The variants differ only in how warm the standby runs. A hot spare processes the same inputs in parallel and fails over in milliseconds; a warm spare takes periodic state updates and recovers in seconds; a cold spare stays off until needed and recovers in minutes. Warmer means faster recovery at higher standing cost.
How It Works
- A failure detector — heartbeat, health probe, or lease expiry — watches the active component.
- On a missed signal it declares failure and triggers failover.
- A standby is promoted to active; traffic, virtual IP, or leadership moves to it.
- State reaches the standby by continuous replication (hot), periodic checkpoint (warm), or fresh start (cold).
- The repaired component rejoins as the new standby.
Failure Modes
- Split-brain: a partition leaves both nodes acting as active, accepting writes and diverging.
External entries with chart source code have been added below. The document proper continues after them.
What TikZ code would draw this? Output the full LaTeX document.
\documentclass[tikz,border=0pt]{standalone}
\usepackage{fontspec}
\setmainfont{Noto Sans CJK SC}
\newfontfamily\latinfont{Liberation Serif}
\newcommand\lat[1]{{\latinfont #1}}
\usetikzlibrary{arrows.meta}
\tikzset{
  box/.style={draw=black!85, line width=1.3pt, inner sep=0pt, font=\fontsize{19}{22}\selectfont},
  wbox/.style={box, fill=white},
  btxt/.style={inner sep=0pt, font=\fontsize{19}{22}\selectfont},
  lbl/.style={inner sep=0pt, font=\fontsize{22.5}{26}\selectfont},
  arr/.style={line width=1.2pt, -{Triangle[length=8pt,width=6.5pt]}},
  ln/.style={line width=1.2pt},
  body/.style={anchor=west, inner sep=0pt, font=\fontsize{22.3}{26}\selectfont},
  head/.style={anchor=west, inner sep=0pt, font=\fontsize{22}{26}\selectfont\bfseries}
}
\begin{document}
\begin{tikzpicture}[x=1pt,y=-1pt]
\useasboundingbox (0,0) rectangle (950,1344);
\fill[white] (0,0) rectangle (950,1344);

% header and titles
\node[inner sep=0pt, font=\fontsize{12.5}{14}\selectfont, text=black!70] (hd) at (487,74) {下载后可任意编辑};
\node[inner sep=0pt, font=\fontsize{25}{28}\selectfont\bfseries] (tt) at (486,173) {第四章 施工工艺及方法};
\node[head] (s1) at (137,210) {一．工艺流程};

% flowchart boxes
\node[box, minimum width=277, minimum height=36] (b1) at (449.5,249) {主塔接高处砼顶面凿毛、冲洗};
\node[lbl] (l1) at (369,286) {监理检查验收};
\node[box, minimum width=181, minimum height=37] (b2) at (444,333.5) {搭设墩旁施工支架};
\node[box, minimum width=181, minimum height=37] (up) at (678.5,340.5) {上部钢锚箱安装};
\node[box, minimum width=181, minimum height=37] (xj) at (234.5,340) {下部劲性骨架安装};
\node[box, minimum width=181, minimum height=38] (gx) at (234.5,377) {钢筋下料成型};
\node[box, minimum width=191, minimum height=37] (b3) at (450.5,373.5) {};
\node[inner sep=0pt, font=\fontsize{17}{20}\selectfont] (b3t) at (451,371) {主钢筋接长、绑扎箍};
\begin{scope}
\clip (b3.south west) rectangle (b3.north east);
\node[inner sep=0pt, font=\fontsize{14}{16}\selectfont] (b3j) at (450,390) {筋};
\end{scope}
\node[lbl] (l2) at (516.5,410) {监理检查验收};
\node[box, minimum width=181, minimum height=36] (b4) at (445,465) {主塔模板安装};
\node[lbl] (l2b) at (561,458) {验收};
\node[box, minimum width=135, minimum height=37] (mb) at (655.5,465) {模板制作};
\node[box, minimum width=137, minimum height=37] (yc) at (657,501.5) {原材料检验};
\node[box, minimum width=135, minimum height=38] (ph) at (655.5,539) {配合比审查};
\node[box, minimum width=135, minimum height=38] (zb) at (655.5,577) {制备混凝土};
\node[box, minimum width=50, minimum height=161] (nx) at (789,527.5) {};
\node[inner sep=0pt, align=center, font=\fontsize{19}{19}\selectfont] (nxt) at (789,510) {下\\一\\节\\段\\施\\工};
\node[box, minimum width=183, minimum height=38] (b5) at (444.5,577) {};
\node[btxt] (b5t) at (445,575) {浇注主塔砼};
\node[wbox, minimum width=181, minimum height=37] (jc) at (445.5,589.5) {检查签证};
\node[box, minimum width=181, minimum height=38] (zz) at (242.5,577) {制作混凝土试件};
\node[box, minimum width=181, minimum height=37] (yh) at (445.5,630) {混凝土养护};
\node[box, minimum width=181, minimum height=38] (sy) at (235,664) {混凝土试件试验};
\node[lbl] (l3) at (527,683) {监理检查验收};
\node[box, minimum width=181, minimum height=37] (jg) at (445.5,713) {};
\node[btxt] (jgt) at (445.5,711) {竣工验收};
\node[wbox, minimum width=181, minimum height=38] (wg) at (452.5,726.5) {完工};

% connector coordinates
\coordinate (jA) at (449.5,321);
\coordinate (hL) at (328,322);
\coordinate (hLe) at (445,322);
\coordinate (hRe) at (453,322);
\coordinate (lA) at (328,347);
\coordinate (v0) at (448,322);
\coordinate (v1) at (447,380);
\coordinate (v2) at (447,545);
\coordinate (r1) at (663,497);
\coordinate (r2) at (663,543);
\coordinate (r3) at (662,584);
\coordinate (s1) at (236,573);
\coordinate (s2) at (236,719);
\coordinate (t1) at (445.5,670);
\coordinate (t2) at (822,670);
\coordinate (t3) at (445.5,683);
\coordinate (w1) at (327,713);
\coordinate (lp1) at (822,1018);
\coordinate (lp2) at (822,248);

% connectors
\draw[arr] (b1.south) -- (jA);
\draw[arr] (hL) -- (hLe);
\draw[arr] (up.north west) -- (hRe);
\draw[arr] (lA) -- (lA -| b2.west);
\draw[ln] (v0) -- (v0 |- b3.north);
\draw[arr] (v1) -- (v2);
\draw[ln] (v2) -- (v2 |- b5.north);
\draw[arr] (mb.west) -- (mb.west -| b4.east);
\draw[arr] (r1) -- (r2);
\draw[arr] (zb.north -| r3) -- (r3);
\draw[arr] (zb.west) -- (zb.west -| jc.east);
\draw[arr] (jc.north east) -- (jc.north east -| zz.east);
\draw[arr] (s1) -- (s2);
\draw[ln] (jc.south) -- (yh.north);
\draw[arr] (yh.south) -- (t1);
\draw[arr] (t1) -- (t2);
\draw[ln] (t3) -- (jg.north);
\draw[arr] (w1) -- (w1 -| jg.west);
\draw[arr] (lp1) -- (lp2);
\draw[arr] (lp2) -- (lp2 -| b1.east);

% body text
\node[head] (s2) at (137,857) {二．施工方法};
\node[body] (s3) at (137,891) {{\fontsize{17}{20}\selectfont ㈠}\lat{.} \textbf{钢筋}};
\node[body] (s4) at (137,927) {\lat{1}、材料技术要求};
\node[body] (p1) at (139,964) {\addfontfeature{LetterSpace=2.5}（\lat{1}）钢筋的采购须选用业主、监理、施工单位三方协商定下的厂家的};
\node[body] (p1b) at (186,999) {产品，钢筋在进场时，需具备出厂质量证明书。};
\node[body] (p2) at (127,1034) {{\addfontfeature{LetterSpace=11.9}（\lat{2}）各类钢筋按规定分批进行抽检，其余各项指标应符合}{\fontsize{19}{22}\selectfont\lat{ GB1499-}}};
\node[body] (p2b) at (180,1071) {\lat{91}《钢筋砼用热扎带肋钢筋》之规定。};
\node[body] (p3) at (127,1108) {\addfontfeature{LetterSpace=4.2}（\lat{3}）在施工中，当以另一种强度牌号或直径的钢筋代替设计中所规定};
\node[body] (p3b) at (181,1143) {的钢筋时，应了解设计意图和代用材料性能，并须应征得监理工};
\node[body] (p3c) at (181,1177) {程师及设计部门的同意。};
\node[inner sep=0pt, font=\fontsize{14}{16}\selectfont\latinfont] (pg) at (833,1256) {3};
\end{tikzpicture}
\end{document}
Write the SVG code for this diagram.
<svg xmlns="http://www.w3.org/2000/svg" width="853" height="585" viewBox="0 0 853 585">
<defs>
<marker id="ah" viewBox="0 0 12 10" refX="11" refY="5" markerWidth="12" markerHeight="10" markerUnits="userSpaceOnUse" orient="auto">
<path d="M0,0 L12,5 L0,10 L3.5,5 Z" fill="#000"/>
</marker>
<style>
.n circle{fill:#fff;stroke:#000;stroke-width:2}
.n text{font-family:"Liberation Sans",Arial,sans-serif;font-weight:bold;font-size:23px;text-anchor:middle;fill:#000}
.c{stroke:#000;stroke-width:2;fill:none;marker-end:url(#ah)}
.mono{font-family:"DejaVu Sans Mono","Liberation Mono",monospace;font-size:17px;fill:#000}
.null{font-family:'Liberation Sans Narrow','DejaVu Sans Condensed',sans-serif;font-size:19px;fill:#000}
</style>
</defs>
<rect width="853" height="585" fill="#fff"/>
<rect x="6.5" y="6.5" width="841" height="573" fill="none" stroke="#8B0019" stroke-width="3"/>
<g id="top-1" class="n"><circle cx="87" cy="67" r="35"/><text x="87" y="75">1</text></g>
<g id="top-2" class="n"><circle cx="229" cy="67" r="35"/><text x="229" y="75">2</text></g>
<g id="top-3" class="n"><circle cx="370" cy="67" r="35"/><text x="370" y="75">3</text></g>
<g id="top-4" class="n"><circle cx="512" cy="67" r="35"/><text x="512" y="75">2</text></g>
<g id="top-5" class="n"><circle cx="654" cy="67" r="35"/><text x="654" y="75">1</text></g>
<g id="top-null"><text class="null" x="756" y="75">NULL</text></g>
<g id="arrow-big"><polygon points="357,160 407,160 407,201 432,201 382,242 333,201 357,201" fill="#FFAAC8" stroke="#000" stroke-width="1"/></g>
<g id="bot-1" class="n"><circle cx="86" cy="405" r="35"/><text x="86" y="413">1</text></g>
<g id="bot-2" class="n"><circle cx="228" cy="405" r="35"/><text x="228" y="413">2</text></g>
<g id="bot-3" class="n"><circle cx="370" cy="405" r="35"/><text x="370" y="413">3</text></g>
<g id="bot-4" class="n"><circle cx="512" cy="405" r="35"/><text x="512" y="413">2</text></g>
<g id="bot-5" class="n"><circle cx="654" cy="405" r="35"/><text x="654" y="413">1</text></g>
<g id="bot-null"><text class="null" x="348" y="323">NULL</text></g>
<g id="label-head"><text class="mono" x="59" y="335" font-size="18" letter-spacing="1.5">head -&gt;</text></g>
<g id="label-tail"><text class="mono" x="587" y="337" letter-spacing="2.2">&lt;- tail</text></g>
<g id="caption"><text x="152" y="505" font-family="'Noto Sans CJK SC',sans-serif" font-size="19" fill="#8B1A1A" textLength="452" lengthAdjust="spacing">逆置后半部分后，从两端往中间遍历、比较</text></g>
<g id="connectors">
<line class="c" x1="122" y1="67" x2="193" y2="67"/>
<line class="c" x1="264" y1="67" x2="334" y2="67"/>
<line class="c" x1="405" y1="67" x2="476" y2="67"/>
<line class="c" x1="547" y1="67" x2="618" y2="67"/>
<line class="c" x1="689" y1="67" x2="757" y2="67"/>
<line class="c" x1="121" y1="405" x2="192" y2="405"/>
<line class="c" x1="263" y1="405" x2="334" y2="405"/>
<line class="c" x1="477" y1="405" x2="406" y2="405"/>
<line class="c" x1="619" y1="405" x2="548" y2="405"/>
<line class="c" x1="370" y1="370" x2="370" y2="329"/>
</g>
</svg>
A quorum or fencing token prevents it.
- Stale standby: replication lags, so the promoted node serves old or inconsistent state.
- Failover flapping: an unstable primary triggers repeated promotions, amplifying disruption.
- Untested path: failover runs for the first time during a real outage and silently fails.
Verification
- Kill or partition the active component and measure time to full service on the standby against the recovery-time objective.
- After a partition, assert exactly one node accepts writes — no split-brain.
- Track replication lag and alert when it exceeds the data-loss budget (RPO).
- Run scheduled failover drills and record the success rate.
Variants and Related Tactics
- Hot, warm, and cold spare — the standby-temperature spectrum above.
- State Resynchronization — reconcile active and standby state before a promoted node goes live.
- Voting / N-version redundancy — a different goal: mask wrong output for integrity, not survive a crash for availability.